If Maldacena’s conjecture is false, then the maximally super theory and string theory are not equivalent. However, even in this case, there is considerable evidence that a
t some levels of approximation there are useful relationships between the two. These approximations may not be strong enough to define one theory in terms of the other, but they do make it possible to calculate some properties of one relative to the other. A great deal of fruitful work along these lines has been done.
For example, at the lowest level of approximation, the ten-dimensional theory is just a version of general relativity extended to ten dimensions and enhanced by supersymmetry. This has no quantum mechanics and is well defined. It is easy to do some calculations in this theory, such as studying the propagation of different kinds of waves in the ten-dimensional spacetime geometry. Remarkably, even if Maldacena’s conjecture proves true only at the lowest order of approximation, this has allowed us to calculate some properties of the corresponding gauge theory in our three-dimensional world.
This in turn led to insights into the physics of the other gauge theories. As a result, there is good evidence that, at least at the lowest level of approximation, string theories and gauge theories are related in the way Maldacena imagined. Whether the strong form of the Maldacena conjecture is true or false—indeed, even if string theory itself is false—we have gained powerful tools for understanding supersymmetric gauge theories.

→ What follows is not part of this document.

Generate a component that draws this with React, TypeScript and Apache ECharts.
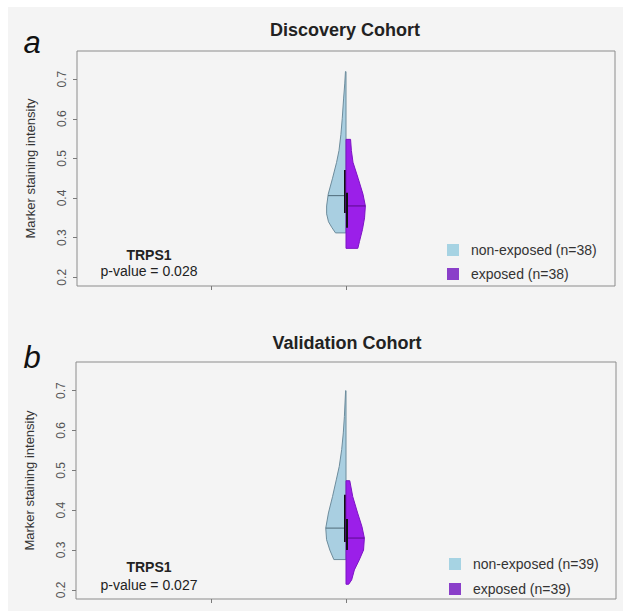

After several years of intensive work, these matters remain confused. At issue is what exactly the relationship is between string theory and the maximally super theory. Most of the evidence is explained by a weak form of the Maldacena conjecture, which requires only that certain quantities in one theory be calculable using methods in the other and then only in a certain approximation. This, as I have noted, is already a result with important applications. But most string theorists believe in the strongest form of the conjecture, according to which the two theories are equivalent.